◆ GIVEN MATERIAL:
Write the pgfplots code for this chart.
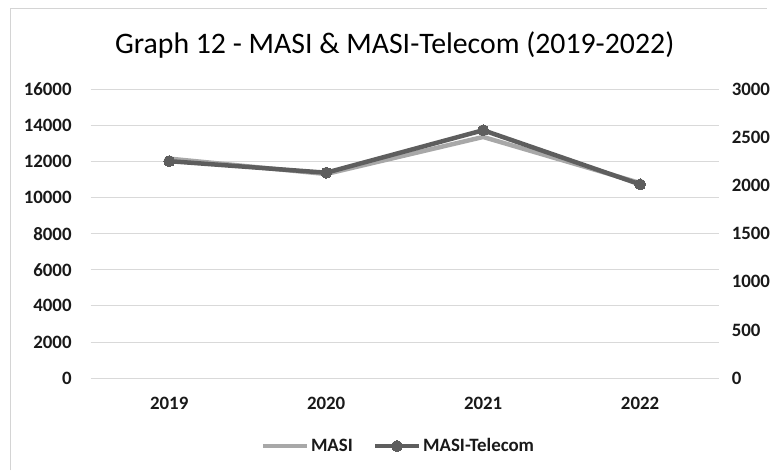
\documentclass[border=0pt]{standalone}
\usepackage{pgfplots}
\pgfplotsset{compat=1.18}
\usepackage{fontspec}
\setmainfont{Carlito}
\definecolor{masi}{HTML}{A8A8A8}
\definecolor{tel}{HTML}{5E5E5E}
\definecolor{gridc}{HTML}{D9D9D9}
\definecolor{framec}{HTML}{D4D4D4}
\begin{document}
\begin{tikzpicture}[x=1bp,y=1bp]
\path (0,0) rectangle (770,472);
\draw[framec, line width=1bp] (10.5,0) -- (10.5,463) -- (770,463);
\node[font=\fontsize{30}{34}\selectfont, anchor=base, text=black] at (396,418) {Graph 12 - MASI \& MASI-Telecom (2019-2022)};
\begin{axis}[
  at={(91bp,92.6bp)}, anchor=south west,
  scale only axis, width=630bp, height=290bp,
  xmin=-0.5, xmax=3.5, ymin=0, ymax=16000,
  xtick={0,1,2,3}, xticklabels={2019,2020,2021,2022},
  ytick={0,2000,...,16000},
  scaled y ticks=false,
  axis y line*=left, axis x line*=bottom,
  axis line style={draw=none}, major tick style={draw=none},
  xmajorgrids=false, ymajorgrids=true, grid style={gridc, line width=0.9bp},
  /pgf/number format/assume math mode=true,
  /pgf/number format/1000 sep={},
  tick label style={font=\bfseries\fontsize{19}{22}\selectfont, text=black!90},
  yticklabel style={anchor=east, inner sep=0pt, xshift=-19bp},
  xticklabel style={anchor=north, inner sep=0pt, yshift=-18.5bp},
  clip=false,
]
\addplot[masi, line width=4.5bp] coordinates {(0,12150) (1,11300) (2,13350) (3,10800)};
\end{axis}
\begin{axis}[
  at={(91bp,92.6bp)}, anchor=south west,
  scale only axis, width=630bp, height=290bp,
  xmin=-0.5, xmax=3.5, ymin=0, ymax=3000,
  xtick=\empty,
  ytick={0,500,...,3000},
  scaled y ticks=false,
  axis y line*=right, axis x line=none,
  axis line style={draw=none}, major tick style={draw=none},
  /pgf/number format/assume math mode=true,
  /pgf/number format/1000 sep={},
  tick label style={font=\bfseries\fontsize{19}{22}\selectfont, text=black!90},
  yticklabel style={anchor=west, inner sep=0pt, xshift=13bp},
  clip=false,
  legend style={at={(0.49,-0.235)}, anchor=center, draw=none, fill=none,
    legend columns=2, font=\bfseries\fontsize{19}{22}\selectfont,
    nodes={inner xsep=2bp, text=black!90},
    /tikz/every even column/.append style={column sep=18bp}},
  legend image code/.code={\draw[#1] (0bp,0bp) -- (44bp,0bp); \path[#1] plot coordinates {(22bp,0bp)};},
]
\addlegendimage{masi, line width=4.5bp}
\addlegendentry{MASI}
\addplot[tel, line width=4.5bp, mark=*, mark size=5.5bp, mark options={fill=tel, draw=tel, line width=0pt}] coordinates {(0,2252) (1,2132) (2,2573) (3,2011)};
\addlegendentry{MASI-Telecom}
\end{axis}
\end{tikzpicture}
\end{document}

◆ DO THIS:
Transcribe all the lines above exactly, apart from the pictures.

◆ ANSWER FOR THIS EXERCISE:
Write the pgfplots code for this chart.
\documentclass[border=0pt]{standalone}
\usepackage{pgfplots}
\pgfplotsset{compat=1.18}
\usepackage{fontspec}
\setmainfont{Carlito}
\definecolor{masi}{HTML}{A8A8A8}
\definecolor{tel}{HTML}{5E5E5E}
\definecolor{gridc}{HTML}{D9D9D9}
\definecolor{framec}{HTML}{D4D4D4}
\begin{document}
\begin{tikzpicture}[x=1bp,y=1bp]
\path (0,0) rectangle (770,472);
\draw[framec, line width=1bp] (10.5,0) -- (10.5,463) -- (770,463);
\node[font=\fontsize{30}{34}\selectfont, anchor=base, text=black] at (396,418) {Graph 12 - MASI \& MASI-Telecom (2019-2022)};
\begin{axis}[
  at={(91bp,92.6bp)}, anchor=south west,
  scale only axis, width=630bp, height=290bp,
  xmin=-0.5, xmax=3.5, ymin=0, ymax=16000,
  xtick={0,1,2,3}, xticklabels={2019,2020,2021,2022},
  ytick={0,2000,...,16000},
  scaled y ticks=false,
  axis y line*=left, axis x line*=bottom,
  axis line style={draw=none}, major tick style={draw=none},
  xmajorgrids=false, ymajorgrids=true, grid style={gridc, line width=0.9bp},
  /pgf/number format/assume math mode=true,
  /pgf/number format/1000 sep={},
  tick label style={font=\bfseries\fontsize{19}{22}\selectfont, text=black!90},
  yticklabel style={anchor=east, inner sep=0pt, xshift=-19bp},
  xticklabel style={anchor=north, inner sep=0pt, yshift=-18.5bp},
  clip=false,
]
\addplot[masi, line width=4.5bp] coordinates {(0,12150) (1,11300) (2,13350) (3,10800)};
\end{axis}
\begin{axis}[
  at={(91bp,92.6bp)}, anchor=south west,
  scale only axis, width=630bp, height=290bp,
  xmin=-0.5, xmax=3.5, ymin=0, ymax=3000,
  xtick=\empty,
  ytick={0,500,...,3000},
  scaled y ticks=false,
  axis y line*=right, axis x line=none,
  axis line style={draw=none}, major tick style={draw=none},
  /pgf/number format/assume math mode=true,
  /pgf/number format/1000 sep={},
  tick label style={font=\bfseries\fontsize{19}{22}\selectfont, text=black!90},
  yticklabel style={anchor=west, inner sep=0pt, xshift=13bp},
  clip=false,
  legend style={at={(0.49,-0.235)}, anchor=center, draw=none, fill=none,
    legend columns=2, font=\bfseries\fontsize{19}{22}\selectfont,
    nodes={inner xsep=2bp, text=black!90},
    /tikz/every even column/.append style={column sep=18bp}},
  legend image code/.code={\draw[#1] (0bp,0bp) -- (44bp,0bp); \path[#1] plot coordinates {(22bp,0bp)};},
]
\addlegendimage{masi, line width=4.5bp}
\addlegendentry{MASI}
\addplot[tel, line width=4.5bp, mark=*, mark size=5.5bp, mark options={fill=tel, draw=tel, line width=0pt}] coordinates {(0,2252) (1,2132) (2,2573) (3,2011)};
\addlegendentry{MASI-Telecom}
\end{axis}
\end{tikzpicture}
\end{document}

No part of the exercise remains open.